Simulation is widely used in system design for evaluating different design options since testing ideas in the real world can be both costly and risky. However, it’s impossible to capture every detail of a complex system in a simulation. Therefore, trace-driven simulation is widely used technique that typically collects a small amount of real data that they replay while simulating the components they want to study.
Current trace-driven simulations assume that the interventions being simulated would not affect the validity of the traces. However, real-world traces are often biased by the choices algorithms make during trace collection.
To overcome this issue, a team of researchers from the Massachusetts Institute of Technology (MIT) has developed a new technique that eliminates this source of bias in trace-driven simulation.
Called CausalSim, the new system could enable unbiased trace-driven simulations. It could help researchers design better algorithms for a variety of applications, including improving video quality on the internet and increasing the performance of data processing systems.
CausalSim relaxes the exogenous trace assumption by explicitly modeling the fact that interventions can affect trace data. According to researchers, the new simulation method correctly predicted which newly designed algorithm would be best for video streaming compared to the existing simulators.
To simulate a new algorithm, CausalSim first estimates the latent factors at every time step of each trace. Then, it uses the estimated latent factors to predict the alternate evolution of the trace, actions, and observed variables of the component of interest, under the same latent conditions that were present when the trace was collected. This two-step process allows CausalSim to remove the bias in the trace data when simulating new algorithms.
Researchers used CausalSim to design an improved bitrate adaptation algorithm. It led them to select a new variant that had a stall rate – the amount of time a user spent rebuffering the video – that was nearly 1.4 times lower than a well-accepted competing algorithm, while achieving the same video quality.
On the other hand, an expert-designed trace-driven simulator predicted the opposite, indicating that this new variant should cause a stall rate that was nearly 1.3 times higher. The research team tested the algorithm on real-world video streaming and confirmed that CausalSim was correct.
“The gains we were getting in the new variant were very close to CausalSim’s prediction, while the expert simulator was way off. This is really exciting because this expert-designed simulator has been used in research for the past decade.

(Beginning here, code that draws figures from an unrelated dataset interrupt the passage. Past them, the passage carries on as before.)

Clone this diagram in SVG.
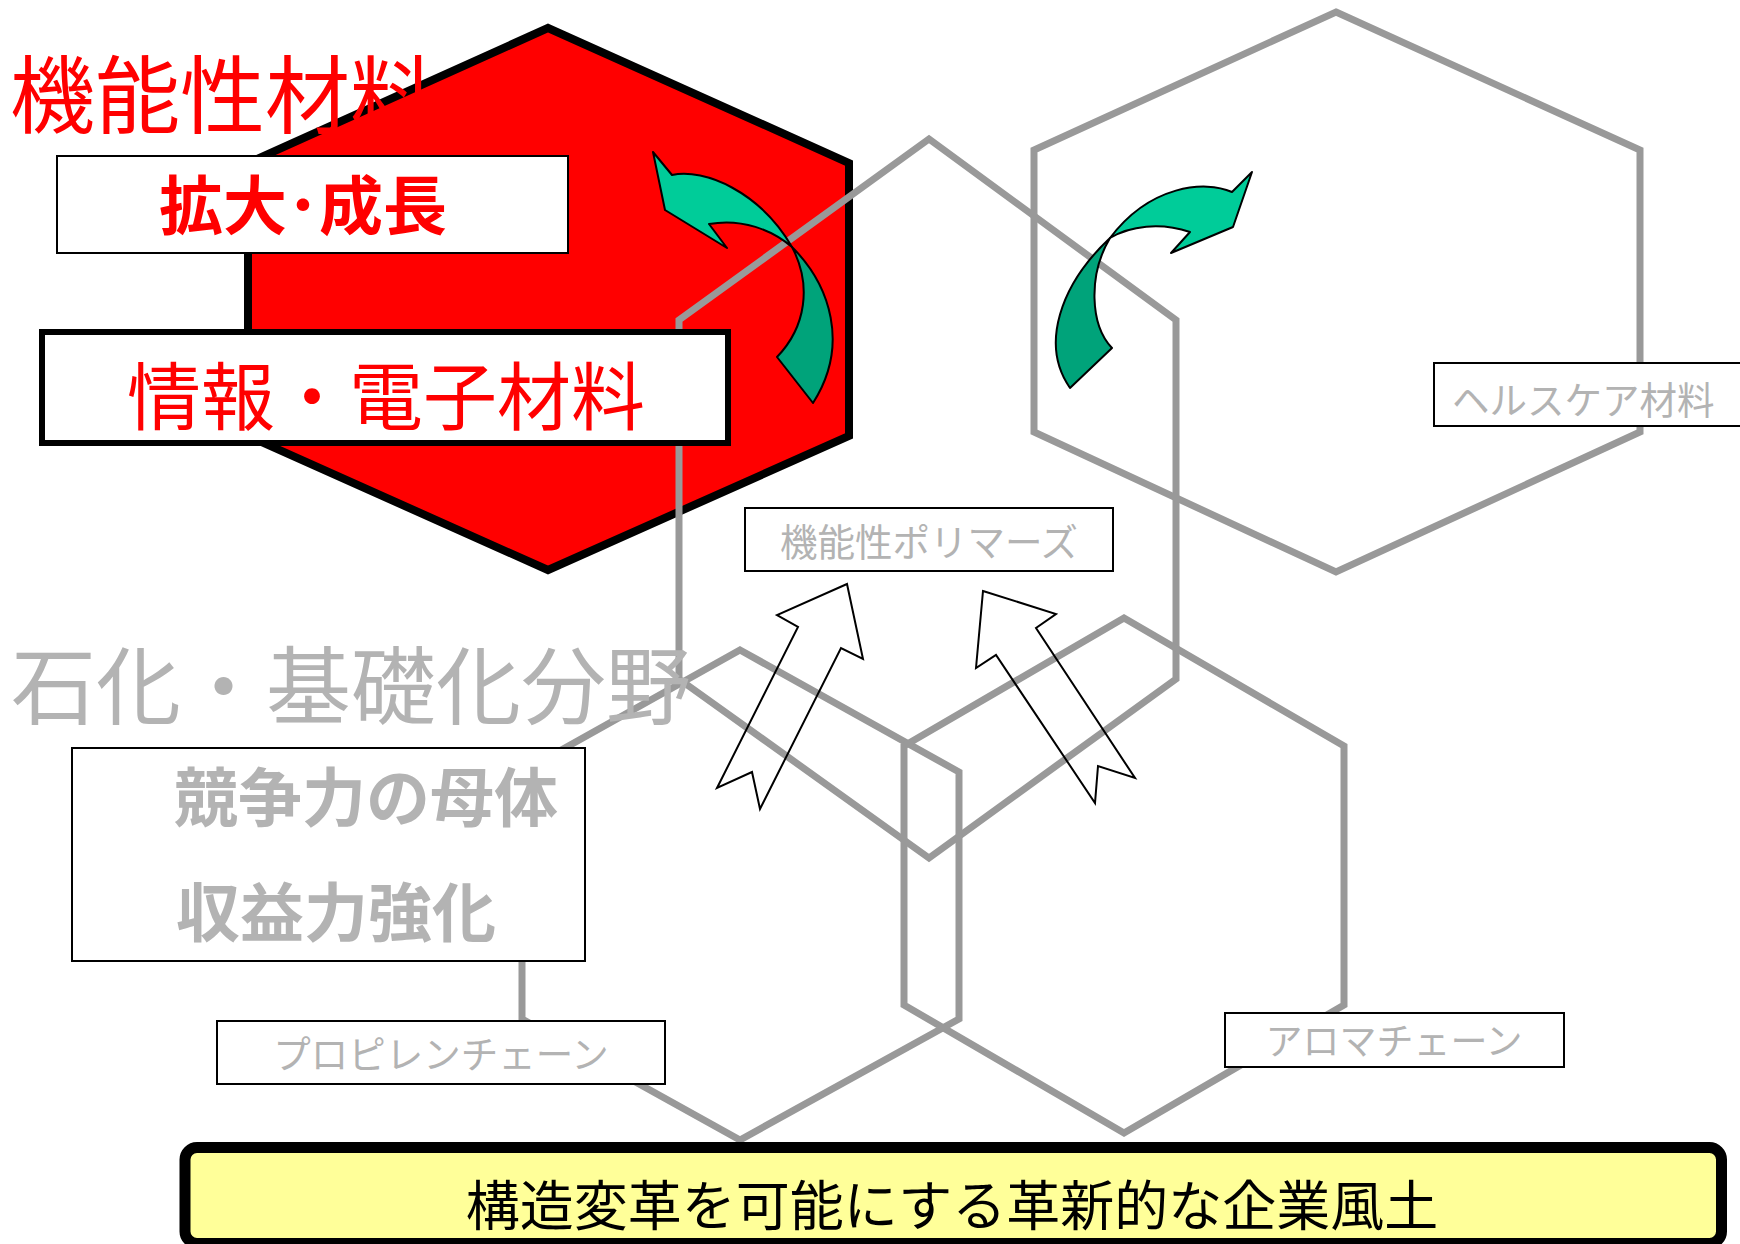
<svg xmlns="http://www.w3.org/2000/svg" width="1740" height="1244" viewBox="0 0 1740 1244">
<style>
text{font-family:"Noto Sans CJK JP","Noto Sans CJK SC",sans-serif;}
.hexg{fill:none;stroke:#999999;stroke-width:7;}
.box{fill:#ffffff;stroke:#000000;stroke-width:2;}
.gray{fill:#b3b3b3;}
.red{fill:#ff0000;}
.hollow{fill:none;stroke:#000000;stroke-width:2;stroke-linejoin:miter;}
.gl{fill:#00cc99;stroke:#000000;stroke-width:2;stroke-linejoin:round;}
.gd{fill:#00a37a;stroke:#000000;stroke-width:2;stroke-linejoin:round;}
</style>
<rect width="1740" height="1244" fill="#ffffff"/>
<g id="hex-info">
<polygon points="548,28 849,163 849,436 548,570 248,436 248,163" fill="#ff0000" stroke="#000000" stroke-width="8"/>
</g>
<g id="hex-polymers"><polygon class="hexg" points="929,139 1176,320 1176,679 929,858 679,679 679,320"/></g>
<g id="hex-health"><polygon class="hexg" points="1336,12 1640,150 1640,432 1336,572 1034,432 1034,150"/></g>
<g id="hex-propylene"><polygon class="hexg" points="740,650 959,772 959,1019 740,1140 522,1019 522,772"/></g>
<g id="hex-aroma"><polygon class="hexg" points="1124,618 1344,746 1344,1005 1124,1133 904,1005 904,746"/></g>
<g id="title-functional"><text class="red" x="10" y="127" font-size="85">機能性材料／</text></g>
<g id="box-growth">
<rect class="box" x="57" y="156" width="511" height="97"/>
<text class="red" x="303" y="229" font-size="64" font-weight="700" text-anchor="middle">拡大･成長</text>
</g>
<g id="box-electronic">
<rect x="42" y="332" width="686" height="111" fill="#ffffff" stroke="#000000" stroke-width="6"/>
<text class="red" x="386" y="424" font-size="74" text-anchor="middle">情報・電子材料</text>
</g>
<g id="title-petro"><text class="gray" x="11" y="718" font-size="85">石化・基礎化分野</text></g>
<g id="box-competitive">
<rect class="box" x="72" y="748" width="513" height="213"/>
<text class="gray" x="174" y="821" font-size="64" font-weight="700">競争力の母体</text>
<text class="gray" x="176" y="936" font-size="64" font-weight="700">収益力強化</text>
</g>
<g id="box-polymers">
<rect class="box" x="745" y="508" width="368" height="63"/>
<text class="gray" x="929" y="556" font-size="37.5" text-anchor="middle">機能性ポリマーズ</text>
</g>
<g id="box-health">
<rect class="box" x="1434" y="363" width="320" height="63"/>
<text class="gray" x="1452" y="414" font-size="37.5">ヘルスケア材料</text>
</g>
<g id="box-propylene">
<rect class="box" x="217" y="1021" width="448" height="63"/>
<text class="gray" x="441" y="1068" font-size="37.5" text-anchor="middle">プロピレンチェーン</text>
</g>
<g id="box-aroma">
<rect class="box" x="1225" y="1013" width="339" height="54"/>
<text class="gray" x="1394" y="1055" font-size="37" text-anchor="middle">アロマチェーン</text>
</g>
<g id="connectors">
<path class="gl" d="M653,152 L672,175 C705,168 760,192 792,247 C772,230 742,218 709,224 L727,248 L665,210 Z"/>
<path class="gd" d="M792,247 C830,285 850,345 813,403 L777,357 C806,327 812,285 792,247 Z"/>
<path class="gl" d="M1252,172 L1232,192 C1205,180 1150,185 1110,238 C1130,226 1160,222 1190,232 L1171,253 L1233,227 Z"/>
<path class="gd" d="M1110,238 C1060,285 1040,345 1070,388 L1112,348 C1090,325 1088,275 1110,238 Z"/>
<polygon class="hollow" points="847,584 863,659 841,648 760,809 752,772 717,788 798,627 777,615"/>
<polygon class="hollow" points="983,591 1056,614 1036,628 1135,778 1098,766 1095,803 996,655 976,668"/>
</g>
<g id="banner">
<rect x="185" y="1147.5" width="1536.5" height="96" rx="12" fill="#ffff99" stroke="#000000" stroke-width="11"/>
<text x="952" y="1226" font-size="54" text-anchor="middle" fill="#000000">構造変革を可能にする革新的な企業風土</text>
</g>
</svg>
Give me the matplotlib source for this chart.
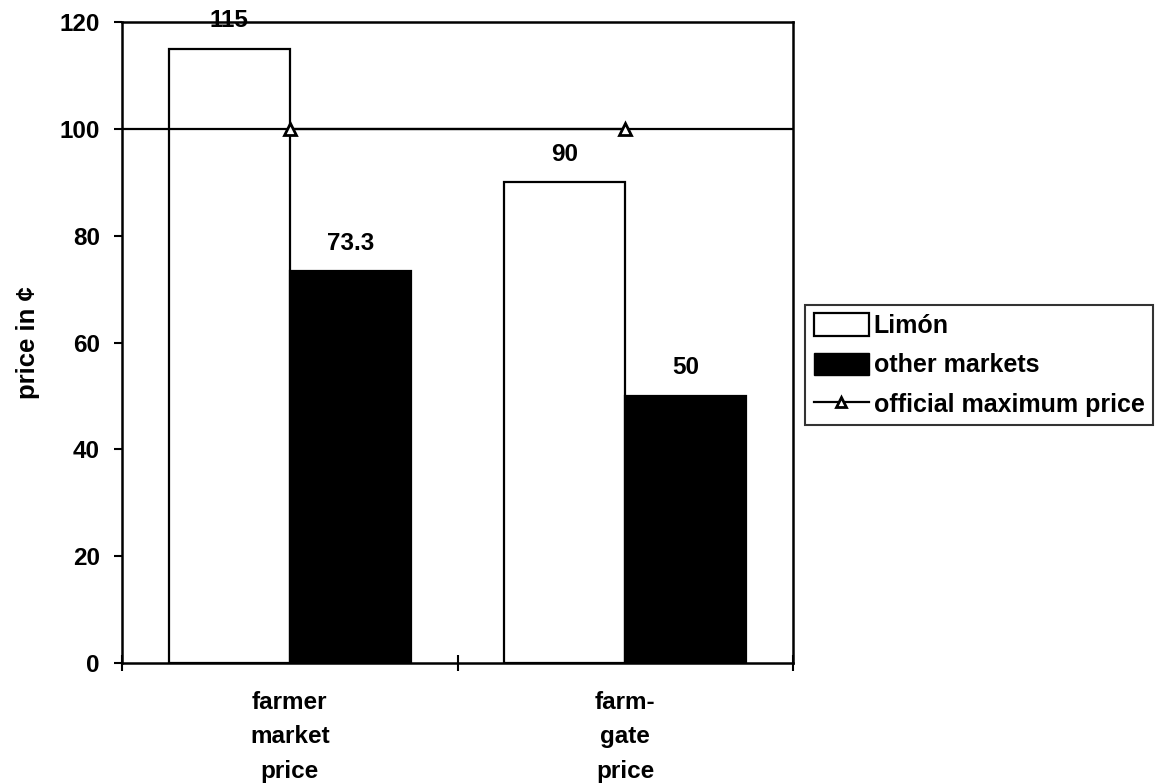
import matplotlib
matplotlib.use("Agg")
import matplotlib.pyplot as plt
import numpy as np
from matplotlib.patches import Patch
from matplotlib.lines import Line2D

plt.rcParams['font.family'] = ['Liberation Sans', 'DejaVu Sans']
plt.rcParams['font.weight'] = 'bold'

categories = ["farmer\nmarket\nprice", "farm-\ngate\nprice"]
limon = [115, 90]
other_markets = [73.3, 50]
official_max = [100, 100]
value_labels_limon = ["115", "90"]
value_labels_other = ["73.3", "50"]

FS = 17.5

fig = plt.figure(figsize=(11.64, 7.83), dpi=100)
ax = fig.add_axes([122/1164, 1-663/783, (793-122)/1164, (663-22)/783])

x = np.arange(len(categories))
w = 0.36
b1 = ax.bar(x - w, limon, width=w, align='edge', facecolor='white',
            edgecolor='black', linewidth=1.6, zorder=2)
b2 = ax.bar(x, other_markets, width=w, align='edge', facecolor='black',
            edgecolor='black', linewidth=1.6, zorder=2)

# official maximum price: horizontal reference across the plot plus markers
ax.axhline(official_max[0], color='black', linewidth=1.6, zorder=3)
ax.plot(x, official_max, color='black', linewidth=1.6, marker='^',
        markersize=8, markerfacecolor='white', markeredgecolor='black',
        markeredgewidth=2, zorder=4)

for rect, lab in zip(b1, value_labels_limon):
    ax.annotate(lab, (rect.get_x() + rect.get_width()/2, rect.get_height()),
                xytext=(0, 12), textcoords='offset points', ha='center',
                va='bottom', fontsize=FS, fontweight='bold', zorder=5,
                annotation_clip=False)
for rect, lab in zip(b2, value_labels_other):
    ax.annotate(lab, (rect.get_x() + rect.get_width()/2, rect.get_height()),
                xytext=(0, 12), textcoords='offset points', ha='center',
                va='bottom', fontsize=FS, fontweight='bold', zorder=5)

ax.set_xlim(-0.5, len(categories) - 0.5)
ax.set_ylim(0, 120)
ax.set_yticks(np.arange(0, 121, 20))
ax.set_xticks([-0.5, 0.5, 1.5])
ax.set_xticklabels([])
ax.set_xticks(x, minor=True)
ax.set_xticklabels(categories, minor=True, fontsize=FS, fontweight='bold',
                   linespacing=1.64)
ax.tick_params(axis='x', which='minor', length=0, pad=20)
ax.tick_params(axis='x', which='major', direction='inout', length=12, width=1.5)
ax.tick_params(axis='y', direction='out', length=6, width=1.5, labelsize=FS, pad=10)
for s in ax.spines.values():
    s.set_linewidth(1.8)
    s.set_color('black')

ax.set_ylabel("price in ¢", fontsize=18.5, fontweight='bold', labelpad=14)

handles = [Patch(facecolor='white', edgecolor='black', linewidth=1.6),
           Patch(facecolor='black', edgecolor='black'),
           Line2D([], [], color='black', linewidth=1.6, marker='^', markersize=7,
                  markerfacecolor='white', markeredgecolor='black', markeredgewidth=2)]
leg = fig.legend(handles, ["Limón", "other markets", "official maximum price"],
                 loc='center left', bbox_to_anchor=(805/1164, 1-365/783),
                 fontsize=18, frameon=True, fancybox=False, edgecolor='black',
                 handlelength=2.2, handleheight=1.0, handletextpad=0.2,
                 borderpad=0.35, labelspacing=0.58, borderaxespad=0)
leg.get_frame().set_linewidth(1.5)
for t in leg.get_texts():
    t.set_fontweight('bold')

fig.savefig("out.png", dpi=100)
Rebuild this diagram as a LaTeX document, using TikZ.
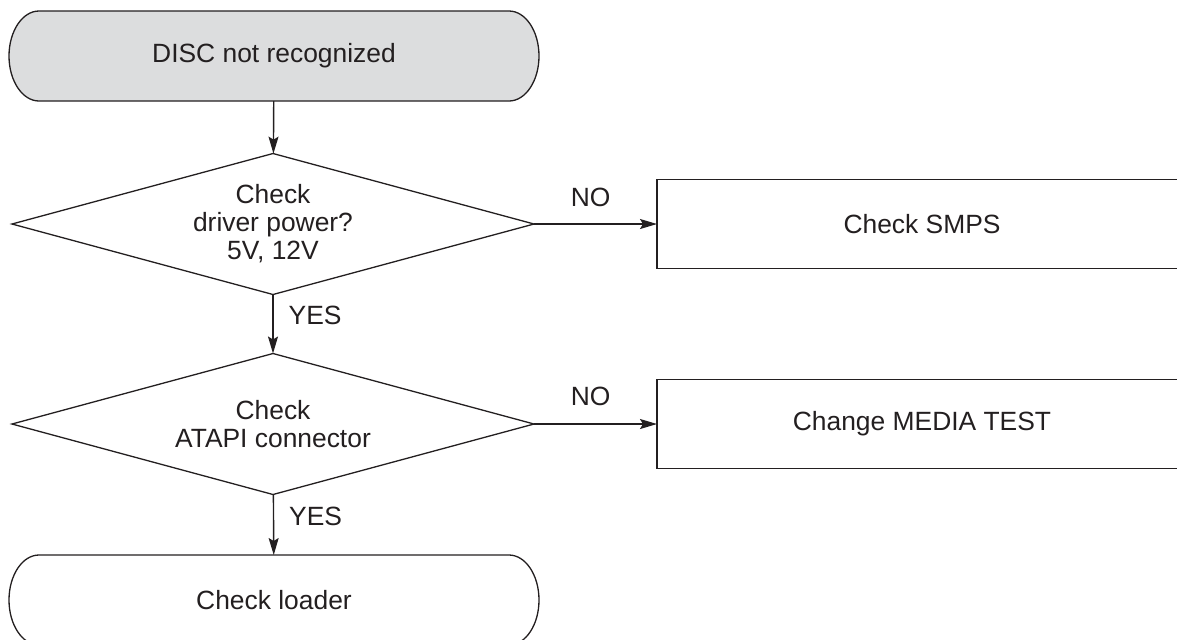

If CausalSim can so clearly be better than this, who knows what we can do with it?” says Pouya Hamadanian, co-lead author of the paper.
Extensive evaluation of CausalSim on both real and synthetic datasets, including more than ten months of real data from the Puffer video streaming system, shows it improves simulation accuracy, reducing errors by 53% and 61% on average compared to expert-designed and supervised learning baselines.
In future work, the MIT team wants to apply CausalSim to situations where randomized control trial data are not available. They are also planning to explore how to design and monitor systems to make them more amenable to causal analysis.